**Your goal:**
Write each line of the material exactly as given, from the top through the line that contains "columnspacing=0.85, borderpad=0, borderaxespad=0)", and omit all pictures.

**Dataset content:**
......

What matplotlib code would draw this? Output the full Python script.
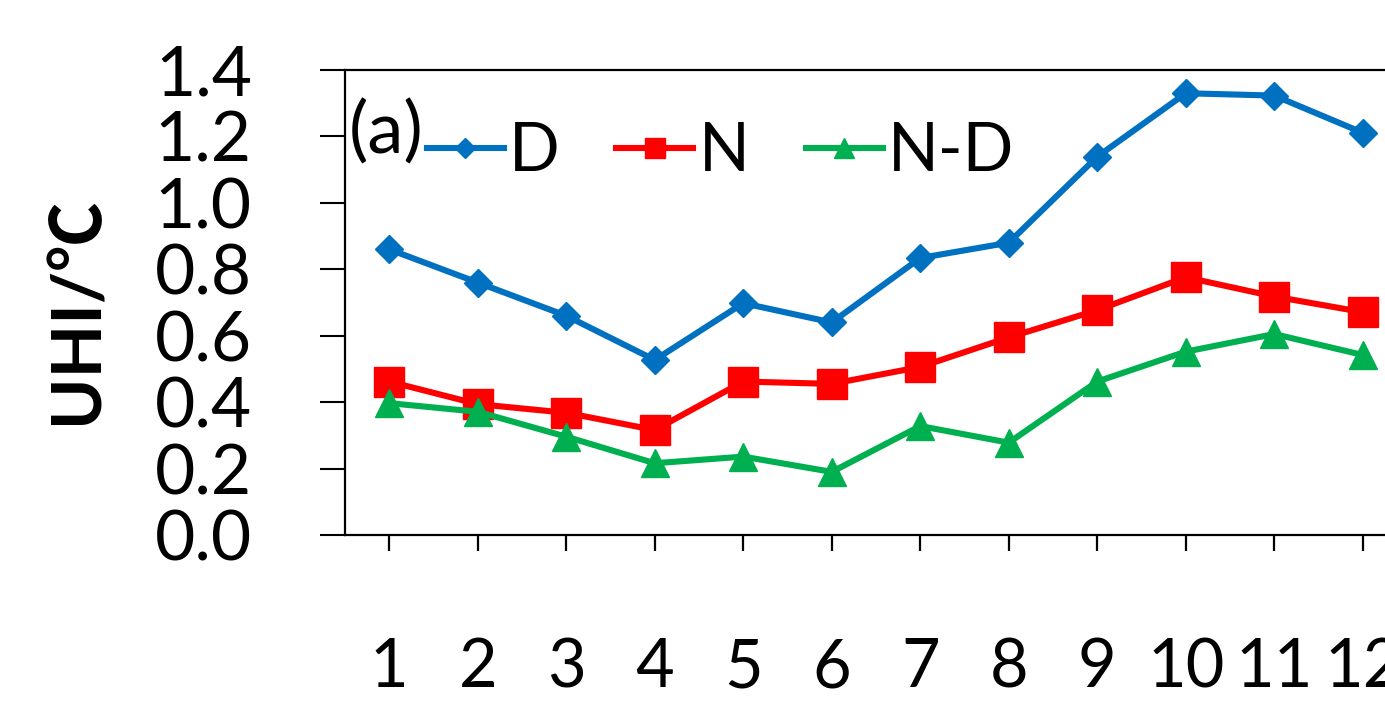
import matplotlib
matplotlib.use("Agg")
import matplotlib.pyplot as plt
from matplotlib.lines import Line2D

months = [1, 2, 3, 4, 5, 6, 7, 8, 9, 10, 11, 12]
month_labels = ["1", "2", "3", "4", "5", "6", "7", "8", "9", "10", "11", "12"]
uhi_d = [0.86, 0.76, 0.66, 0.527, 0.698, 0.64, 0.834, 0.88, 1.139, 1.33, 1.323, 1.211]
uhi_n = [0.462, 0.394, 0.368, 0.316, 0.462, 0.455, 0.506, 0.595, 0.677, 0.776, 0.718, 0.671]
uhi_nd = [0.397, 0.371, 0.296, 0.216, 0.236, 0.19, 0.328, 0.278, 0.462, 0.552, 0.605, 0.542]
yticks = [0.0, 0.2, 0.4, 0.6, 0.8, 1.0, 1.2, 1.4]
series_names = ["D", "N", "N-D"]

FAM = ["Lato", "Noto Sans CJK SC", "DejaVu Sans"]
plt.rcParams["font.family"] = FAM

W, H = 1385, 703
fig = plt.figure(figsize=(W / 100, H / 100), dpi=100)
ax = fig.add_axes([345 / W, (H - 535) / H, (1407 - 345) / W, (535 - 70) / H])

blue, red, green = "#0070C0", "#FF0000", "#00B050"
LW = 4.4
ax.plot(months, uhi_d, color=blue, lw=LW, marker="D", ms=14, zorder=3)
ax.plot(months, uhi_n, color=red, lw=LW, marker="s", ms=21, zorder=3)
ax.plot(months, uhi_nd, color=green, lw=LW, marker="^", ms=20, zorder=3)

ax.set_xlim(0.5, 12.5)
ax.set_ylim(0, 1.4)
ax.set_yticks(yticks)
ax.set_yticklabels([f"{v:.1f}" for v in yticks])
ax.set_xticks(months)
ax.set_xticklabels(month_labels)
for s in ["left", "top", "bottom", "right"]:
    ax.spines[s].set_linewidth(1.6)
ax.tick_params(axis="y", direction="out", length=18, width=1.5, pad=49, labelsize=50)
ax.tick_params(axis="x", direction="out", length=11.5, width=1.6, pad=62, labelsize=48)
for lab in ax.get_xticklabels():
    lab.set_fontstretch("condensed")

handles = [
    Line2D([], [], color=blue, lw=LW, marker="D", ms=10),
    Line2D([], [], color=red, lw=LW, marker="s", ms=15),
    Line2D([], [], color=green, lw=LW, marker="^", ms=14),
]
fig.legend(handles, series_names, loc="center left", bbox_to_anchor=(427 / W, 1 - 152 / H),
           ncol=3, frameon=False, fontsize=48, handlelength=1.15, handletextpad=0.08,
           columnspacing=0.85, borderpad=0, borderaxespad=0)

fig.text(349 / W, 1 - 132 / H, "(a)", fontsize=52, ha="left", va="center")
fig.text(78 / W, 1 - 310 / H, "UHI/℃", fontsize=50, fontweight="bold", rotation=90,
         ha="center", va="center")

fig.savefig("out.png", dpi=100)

......

**Problem solution:**
What matplotlib code would draw this? Output the full Python script.
import matplotlib
matplotlib.use("Agg")
import matplotlib.pyplot as plt
from matplotlib.lines import Line2D

months = [1, 2, 3, 4, 5, 6, 7, 8, 9, 10, 11, 12]
month_labels = ["1", "2", "3", "4", "5", "6", "7", "8", "9", "10", "11", "12"]
uhi_d = [0.86, 0.76, 0.66, 0.527, 0.698, 0.64, 0.834, 0.88, 1.139, 1.33, 1.323, 1.211]
uhi_n = [0.462, 0.394, 0.368, 0.316, 0.462, 0.455, 0.506, 0.595, 0.677, 0.776, 0.718, 0.671]
uhi_nd = [0.397, 0.371, 0.296, 0.216, 0.236, 0.19, 0.328, 0.278, 0.462, 0.552, 0.605, 0.542]
yticks = [0.0, 0.2, 0.4, 0.6, 0.8, 1.0, 1.2, 1.4]
series_names = ["D", "N", "N-D"]

FAM = ["Lato", "Noto Sans CJK SC", "DejaVu Sans"]
plt.rcParams["font.family"] = FAM

W, H = 1385, 703
fig = plt.figure(figsize=(W / 100, H / 100), dpi=100)
ax = fig.add_axes([345 / W, (H - 535) / H, (1407 - 345) / W, (535 - 70) / H])

blue, red, green = "#0070C0", "#FF0000", "#00B050"
LW = 4.4
ax.plot(months, uhi_d, color=blue, lw=LW, marker="D", ms=14, zorder=3)
ax.plot(months, uhi_n, color=red, lw=LW, marker="s", ms=21, zorder=3)
ax.plot(months, uhi_nd, color=green, lw=LW, marker="^", ms=20, zorder=3)

ax.set_xlim(0.5, 12.5)
ax.set_ylim(0, 1.4)
ax.set_yticks(yticks)
ax.set_yticklabels([f"{v:.1f}" for v in yticks])
ax.set_xticks(months)
ax.set_xticklabels(month_labels)
for s in ["left", "top", "bottom", "right"]:
    ax.spines[s].set_linewidth(1.6)
ax.tick_params(axis="y", direction="out", length=18, width=1.5, pad=49, labelsize=50)
ax.tick_params(axis="x", direction="out", length=11.5, width=1.6, pad=62, labelsize=48)
for lab in ax.get_xticklabels():
    lab.set_fontstretch("condensed")

handles = [
    Line2D([], [], color=blue, lw=LW, marker="D", ms=10),
    Line2D([], [], color=red, lw=LW, marker="s", ms=15),
    Line2D([], [], color=green, lw=LW, marker="^", ms=14),
]
fig.legend(handles, series_names, loc="center left", bbox_to_anchor=(427 / W, 1 - 152 / H),
           ncol=3, frameon=False, fontsize=48, handlelength=1.15, handletextpad=0.08,
           columnspacing=0.85, borderpad=0, borderaxespad=0)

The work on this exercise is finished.